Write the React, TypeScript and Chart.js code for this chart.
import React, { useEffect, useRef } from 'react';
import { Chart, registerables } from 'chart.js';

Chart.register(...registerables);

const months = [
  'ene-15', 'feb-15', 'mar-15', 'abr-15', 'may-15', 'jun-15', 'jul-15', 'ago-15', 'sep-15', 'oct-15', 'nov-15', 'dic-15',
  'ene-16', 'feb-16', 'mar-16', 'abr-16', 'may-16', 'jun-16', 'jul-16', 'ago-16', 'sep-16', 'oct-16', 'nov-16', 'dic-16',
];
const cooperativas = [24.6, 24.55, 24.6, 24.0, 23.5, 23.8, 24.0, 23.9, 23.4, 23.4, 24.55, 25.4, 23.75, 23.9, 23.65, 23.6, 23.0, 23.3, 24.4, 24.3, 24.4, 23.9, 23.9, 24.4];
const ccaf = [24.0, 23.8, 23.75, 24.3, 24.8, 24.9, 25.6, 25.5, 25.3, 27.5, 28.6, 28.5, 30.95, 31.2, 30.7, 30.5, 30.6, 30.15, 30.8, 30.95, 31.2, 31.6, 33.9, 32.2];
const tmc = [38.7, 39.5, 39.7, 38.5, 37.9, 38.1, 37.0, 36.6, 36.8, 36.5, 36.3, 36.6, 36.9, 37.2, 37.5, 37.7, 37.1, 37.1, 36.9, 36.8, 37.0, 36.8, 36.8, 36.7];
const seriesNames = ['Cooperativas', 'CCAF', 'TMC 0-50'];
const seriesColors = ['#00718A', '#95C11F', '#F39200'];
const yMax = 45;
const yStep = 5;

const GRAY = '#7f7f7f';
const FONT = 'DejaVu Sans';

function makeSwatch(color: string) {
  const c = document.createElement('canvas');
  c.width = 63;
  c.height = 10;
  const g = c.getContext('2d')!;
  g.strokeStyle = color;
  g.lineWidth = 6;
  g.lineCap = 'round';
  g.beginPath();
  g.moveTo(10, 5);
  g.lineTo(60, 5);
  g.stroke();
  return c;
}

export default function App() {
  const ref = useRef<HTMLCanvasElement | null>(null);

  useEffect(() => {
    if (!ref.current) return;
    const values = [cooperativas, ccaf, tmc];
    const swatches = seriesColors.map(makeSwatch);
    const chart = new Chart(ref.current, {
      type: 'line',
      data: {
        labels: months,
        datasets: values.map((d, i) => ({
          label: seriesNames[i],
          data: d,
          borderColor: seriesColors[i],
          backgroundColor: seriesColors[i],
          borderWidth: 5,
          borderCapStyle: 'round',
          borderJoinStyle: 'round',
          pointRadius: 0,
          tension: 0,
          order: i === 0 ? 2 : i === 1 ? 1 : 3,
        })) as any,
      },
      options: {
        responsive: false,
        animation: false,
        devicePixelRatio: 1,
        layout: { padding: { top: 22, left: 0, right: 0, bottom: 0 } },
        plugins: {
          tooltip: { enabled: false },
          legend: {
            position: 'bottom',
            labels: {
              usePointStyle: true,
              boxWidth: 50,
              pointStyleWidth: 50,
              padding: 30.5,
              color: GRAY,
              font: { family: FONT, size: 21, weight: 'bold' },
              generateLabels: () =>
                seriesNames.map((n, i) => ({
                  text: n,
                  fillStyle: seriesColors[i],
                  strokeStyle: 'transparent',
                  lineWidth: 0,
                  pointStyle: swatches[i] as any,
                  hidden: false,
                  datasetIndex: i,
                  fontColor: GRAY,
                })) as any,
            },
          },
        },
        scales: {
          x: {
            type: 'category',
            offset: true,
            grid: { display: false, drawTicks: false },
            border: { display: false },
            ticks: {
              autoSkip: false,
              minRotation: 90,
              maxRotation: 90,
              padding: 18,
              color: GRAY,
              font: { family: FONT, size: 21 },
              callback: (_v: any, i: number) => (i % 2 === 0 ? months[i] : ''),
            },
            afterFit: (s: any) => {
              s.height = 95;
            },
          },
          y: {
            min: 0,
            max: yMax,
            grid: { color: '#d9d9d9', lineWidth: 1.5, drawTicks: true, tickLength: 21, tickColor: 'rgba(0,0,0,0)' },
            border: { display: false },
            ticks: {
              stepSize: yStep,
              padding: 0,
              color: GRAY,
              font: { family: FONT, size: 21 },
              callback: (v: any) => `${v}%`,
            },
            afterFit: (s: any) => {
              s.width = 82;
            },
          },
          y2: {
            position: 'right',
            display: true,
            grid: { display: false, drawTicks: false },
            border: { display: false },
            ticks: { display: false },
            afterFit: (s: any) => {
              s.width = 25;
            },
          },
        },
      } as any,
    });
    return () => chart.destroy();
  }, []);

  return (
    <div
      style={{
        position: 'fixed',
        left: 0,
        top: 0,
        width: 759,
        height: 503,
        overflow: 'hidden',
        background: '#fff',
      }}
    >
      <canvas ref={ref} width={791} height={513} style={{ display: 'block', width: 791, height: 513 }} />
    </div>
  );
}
::::::::
Within the listing above, copy each line that has the string "React".

* Task output *
Write the React, TypeScript and Chart.js code for this chart.
import React, { useEffect, useRef } from 'react';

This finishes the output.